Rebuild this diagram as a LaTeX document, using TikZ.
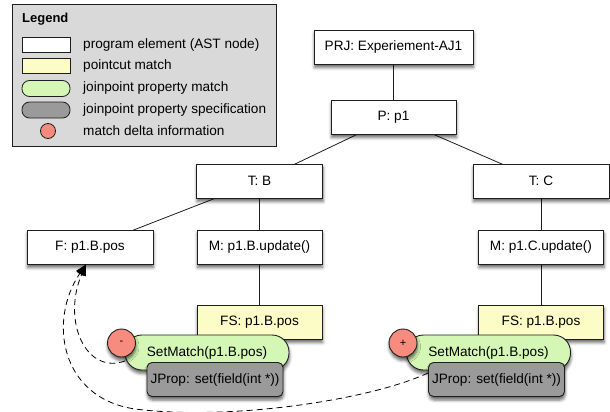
\documentclass[tikz,border=0pt]{standalone}
\usepackage{fontspec}
\setmainfont{Liberation Sans}
\usetikzlibrary{arrows.meta,calc,shadows.blur}

\definecolor{edgecol}{HTML}{1E1E1E}
\definecolor{legendgray}{HTML}{D9D9D9}
\definecolor{pcyellow}{HTML}{FCFCC6}
\definecolor{matchgreen}{HTML}{D4F7B5}
\definecolor{specgray}{HTML}{9A9A9A}
\definecolor{deltared}{HTML}{F78C7E}

\begin{document}
\begin{tikzpicture}[x=1pt,y=-1pt,
  font=\fontsize{13.6}{16}\selectfont,
  every node/.style={inner sep=0pt},
  softshadow/.style={blur shadow={shadow xshift=0.5pt, shadow yshift=-3.5pt,
      shadow blur radius=3pt, shadow opacity=60}},
  astbox/.style={draw=edgecol, line width=0.9pt, fill=white,
      minimum height=34pt, softshadow},
  pcbox/.style={astbox, fill=pcyellow},
  matchbox/.style={draw=edgecol, line width=0.9pt, fill=matchgreen,
      rounded corners=17pt, minimum width=164pt, minimum height=35pt, softshadow},
  specbox/.style={draw=edgecol, line width=0.9pt, fill=specgray,
      rounded corners=5pt, minimum width=136pt, minimum height=34pt, softshadow},
  deltadot/.style={circle, draw=edgecol, line width=0.9pt, fill=deltared,
      minimum size=28pt, font=\fontsize{11}{12}\selectfont, softshadow},
  treeedge/.style={draw=edgecol, line width=0.8pt},
  deltaarrow/.style={draw=black, line width=0.8pt, dash pattern=on 6pt off 4pt,
      -{Triangle[length=11pt,width=9pt]}},
  keyshape/.style={draw=edgecol, line width=0.8pt, minimum width=48pt, minimum height=15pt},
  keytext/.style={anchor=west},
]
\useasboundingbox (0,0) rectangle (610,412);

% ---------- legend ----------
\node[draw=edgecol, line width=0.8pt, fill=legendgray, anchor=north west,
      minimum width=264pt, minimum height=142pt] (legend) at (12,4) {};
\node[anchor=west, font=\fontsize{13}{15}\selectfont\bfseries] (legendtitle) at (22,19) {Legend};
\node[keyshape, fill=white] (keyast) at (46,45) {};
\node[keyshape, fill=pcyellow] (keypc) at (46,66) {};
\node[keyshape, fill=matchgreen, rounded corners=7.5pt, minimum height=16pt] (keymatch) at (46,88.5) {};
\node[keyshape, fill=specgray, rounded corners=7.5pt, minimum height=16pt] (keyspec) at (46,110) {};
\node[circle, draw=edgecol, line width=0.8pt, fill=deltared, minimum size=15pt] (keydelta) at (48,131) {};
\node[keytext] (lblast) at (83,45) {program element (AST node)};
\node[keytext] (lblpc) at (83,66) {pointcut match};
\node[keytext] (lblmatch) at (83,88) {joinpoint property match};
\node[keytext] (lblspec) at (83,110) {joinpoint property specification};
\node[keytext] (lbldelta) at (83,131) {match delta information};

% ---------- tree node positions ----------
\coordinate (cprj) at (393.5,47);
\coordinate (cp) at (393.5,117);
\coordinate (ctb) at (259.5,181);
\coordinate (ctc) at (541,181);
\coordinate (cf) at (90,247);
\coordinate (cmb) at (259.5,247);
\coordinate (cmc) at (541,247);
\coordinate (cfsb) at (259.5,322);
\coordinate (cfsc) at (541,322);

% tree edges (drawn first, nodes cover the ends)
\draw[treeedge] (cprj) -- (cp);
\draw[treeedge] (cp) -- (ctb);
\draw[treeedge] (cp) -- (ctc);
\draw[treeedge] (ctb) -- (cf);
\draw[treeedge] (ctb) -- (cmb);
\draw[treeedge] (ctc) -- (cmc);
\draw[treeedge] (cmb) -- (cfsb);
\draw[treeedge] (cmc) -- (cfsc);

% AST nodes
\node[astbox, minimum width=159pt] (prj) at (cprj) {PRJ: Experiement-AJ1};
\node[astbox, minimum width=125pt] (p) at (cp) {P: p1};
\node[astbox, minimum width=126pt] (tb) at (ctb) {T: B};
\node[astbox, minimum width=136pt] (tc) at (ctc) {T: C};
\node[astbox, minimum width=126pt] (f) at (cf) {F: p1.B.pos};
\node[astbox, minimum width=125pt] (mb) at (cmb) {M: p1.B.update()};
\node[astbox, minimum width=125pt] (mc) at (cmc) {M: p1.C.update()};

% pointcut matches with their joinpoint properties
\node[pcbox, minimum width=125pt] (fsb) at (cfsb) {FS: p1.B.pos};
\node[pcbox, minimum width=125pt] (fsc) at (cfsc) {FS: p1.B.pos};

% delta arrows back to the field
\draw[deltaarrow] ($(cfsb)+(-134.5,39)$) .. controls (85,375) and (62,320) .. ([xshift=-4pt]f.south);
\draw[deltaarrow] ($(cfsc)+(-113,51)$) .. controls (370,400) and (230,421) .. (135,409)
      .. controls (60,398) and (48,320) .. ([xshift=-4pt]f.south);

\node[matchbox] (smb) at ($(cfsb)+(-52.5,30.5)$) {SetMatch(p1.B.pos)};
\node[specbox] (jpb) at ($(cfsb)+(-44.5,57.5)$) {JProp: set(field(int *))};
\node[deltadot] (dmb) at ($(cfsb)+(-138,21)$) {-};

\node[matchbox] (smc) at ($(cfsc)+(-52.5,30.5)$) {SetMatch(p1.B.pos)};
\node[specbox] (jpc) at ($(cfsc)+(-44.5,57.5)$) {JProp: set(field(int *))};
\node[deltadot] (dmc) at ($(cfsc)+(-138,21)$) {+};
\end{tikzpicture}
\end{document}
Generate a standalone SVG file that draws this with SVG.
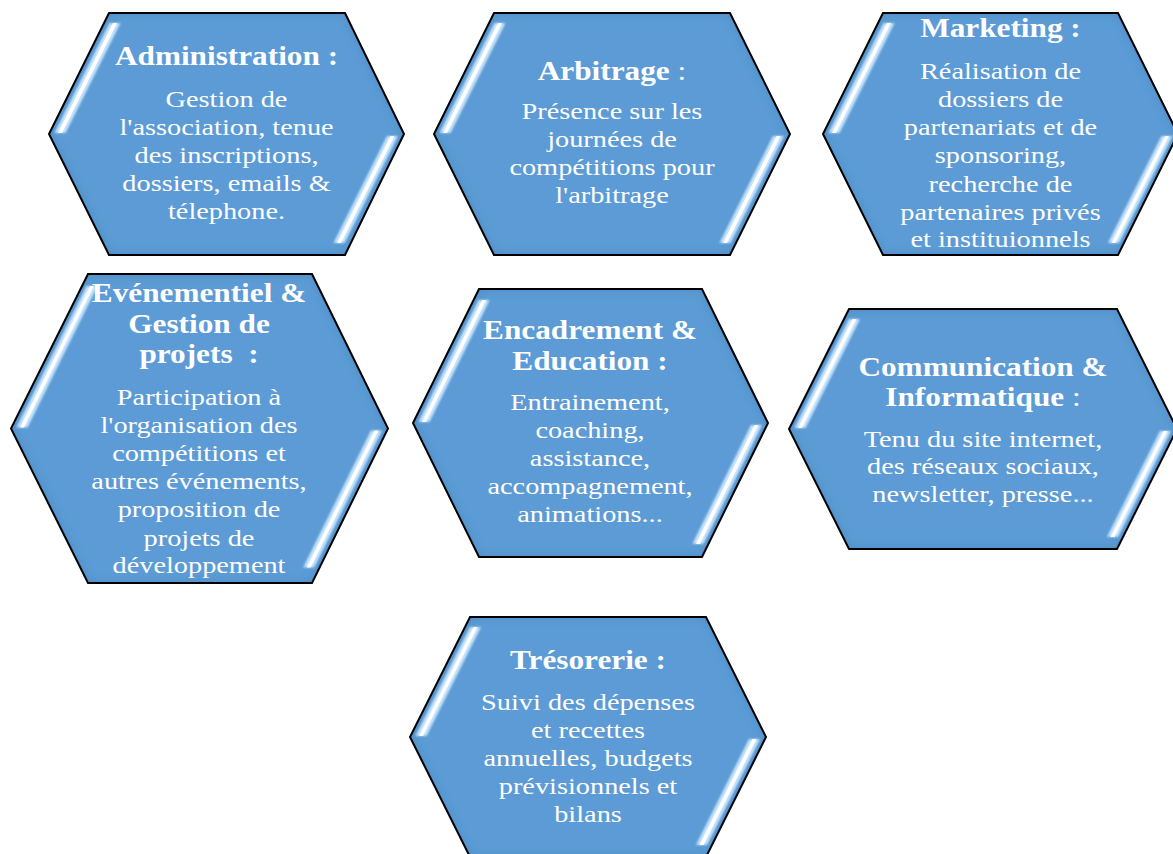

◇ ◇ ◇ ◇

- _What you will do_
Transcribe the material as is, with images omitted.

- _Written answer_
Rebuild this diagram as a LaTeX document, using TikZ.
\documentclass[tikz,border=0pt]{standalone}
\usepackage{fontspec}
\setmainfont{Liberation Sans}
\usetikzlibrary{arrows.meta,calc,shadows.blur}

\definecolor{edgecol}{HTML}{1E1E1E}
\definecolor{legendgray}{HTML}{D9D9D9}
\definecolor{pcyellow}{HTML}{FCFCC6}
\definecolor{matchgreen}{HTML}{D4F7B5}
\definecolor{specgray}{HTML}{9A9A9A}
\definecolor{deltared}{HTML}{F78C7E}

\begin{document}
\begin{tikzpicture}[x=1pt,y=-1pt,
  font=\fontsize{13.6}{16}\selectfont,
  every node/.style={inner sep=0pt},
  softshadow/.style={blur shadow={shadow xshift=0.5pt, shadow yshift=-3.5pt,
      shadow blur radius=3pt, shadow opacity=60}},
  astbox/.style={draw=edgecol, line width=0.9pt, fill=white,
      minimum height=34pt, softshadow},
  pcbox/.style={astbox, fill=pcyellow},
  matchbox/.style={draw=edgecol, line width=0.9pt, fill=matchgreen,
      rounded corners=17pt, minimum width=164pt, minimum height=35pt, softshadow},
  specbox/.style={draw=edgecol, line width=0.9pt, fill=specgray,
      rounded corners=5pt, minimum width=136pt, minimum height=34pt, softshadow},
  deltadot/.style={circle, draw=edgecol, line width=0.9pt, fill=deltared,
      minimum size=28pt, font=\fontsize{11}{12}\selectfont, softshadow},
  treeedge/.style={draw=edgecol, line width=0.8pt},
  deltaarrow/.style={draw=black, line width=0.8pt, dash pattern=on 6pt off 4pt,
      -{Triangle[length=11pt,width=9pt]}},
  keyshape/.style={draw=edgecol, line width=0.8pt, minimum width=48pt, minimum height=15pt},
  keytext/.style={anchor=west},
]
\useasboundingbox (0,0) rectangle (610,412);

% ---------- legend ----------
\node[draw=edgecol, line width=0.8pt, fill=legendgray, anchor=north west,
      minimum width=264pt, minimum height=142pt] (legend) at (12,4) {};
\node[anchor=west, font=\fontsize{13}{15}\selectfont\bfseries] (legendtitle) at (22,19) {Legend};
\node[keyshape, fill=white] (keyast) at (46,45) {};
\node[keyshape, fill=pcyellow] (keypc) at (46,66) {};
\node[keyshape, fill=matchgreen, rounded corners=7.5pt, minimum height=16pt] (keymatch) at (46,88.5) {};
\node[keyshape, fill=specgray, rounded corners=7.5pt, minimum height=16pt] (keyspec) at (46,110) {};
\node[circle, draw=edgecol, line width=0.8pt, fill=deltared, minimum size=15pt] (keydelta) at (48,131) {};
\node[keytext] (lblast) at (83,45) {program element (AST node)};
\node[keytext] (lblpc) at (83,66) {pointcut match};
\node[keytext] (lblmatch) at (83,88) {joinpoint property match};
\node[keytext] (lblspec) at (83,110) {joinpoint property specification};
\node[keytext] (lbldelta) at (83,131) {match delta information};

% ---------- tree node positions ----------
\coordinate (cprj) at (393.5,47);
\coordinate (cp) at (393.5,117);
\coordinate (ctb) at (259.5,181);
\coordinate (ctc) at (541,181);
\coordinate (cf) at (90,247);
\coordinate (cmb) at (259.5,247);
\coordinate (cmc) at (541,247);
\coordinate (cfsb) at (259.5,322);
\coordinate (cfsc) at (541,322);

% tree edges (drawn first, nodes cover the ends)
\draw[treeedge] (cprj) -- (cp);
\draw[treeedge] (cp) -- (ctb);
\draw[treeedge] (cp) -- (ctc);
\draw[treeedge] (ctb) -- (cf);
\draw[treeedge] (ctb) -- (cmb);
\draw[treeedge] (ctc) -- (cmc);
\draw[treeedge] (cmb) -- (cfsb);
\draw[treeedge] (cmc) -- (cfsc);

% AST nodes
\node[astbox, minimum width=159pt] (prj) at (cprj) {PRJ: Experiement-AJ1};
\node[astbox, minimum width=125pt] (p) at (cp) {P: p1};
\node[astbox, minimum width=126pt] (tb) at (ctb) {T: B};
\node[astbox, minimum width=136pt] (tc) at (ctc) {T: C};
\node[astbox, minimum width=126pt] (f) at (cf) {F: p1.B.pos};
\node[astbox, minimum width=125pt] (mb) at (cmb) {M: p1.B.update()};
\node[astbox, minimum width=125pt] (mc) at (cmc) {M: p1.C.update()};

% pointcut matches with their joinpoint properties
\node[pcbox, minimum width=125pt] (fsb) at (cfsb) {FS: p1.B.pos};
\node[pcbox, minimum width=125pt] (fsc) at (cfsc) {FS: p1.B.pos};

% delta arrows back to the field
\draw[deltaarrow] ($(cfsb)+(-134.5,39)$) .. controls (85,375) and (62,320) .. ([xshift=-4pt]f.south);
\draw[deltaarrow] ($(cfsc)+(-113,51)$) .. controls (370,400) and (230,421) .. (135,409)
      .. controls (60,398) and (48,320) .. ([xshift=-4pt]f.south);

\node[matchbox] (smb) at ($(cfsb)+(-52.5,30.5)$) {SetMatch(p1.B.pos)};
\node[specbox] (jpb) at ($(cfsb)+(-44.5,57.5)$) {JProp: set(field(int *))};
\node[deltadot] (dmb) at ($(cfsb)+(-138,21)$) {-};

\node[matchbox] (smc) at ($(cfsc)+(-52.5,30.5)$) {SetMatch(p1.B.pos)};
\node[specbox] (jpc) at ($(cfsc)+(-44.5,57.5)$) {JProp: set(field(int *))};
\node[deltadot] (dmc) at ($(cfsc)+(-138,21)$) {+};
\end{tikzpicture}
\end{document}
Generate a standalone SVG file that draws this with SVG.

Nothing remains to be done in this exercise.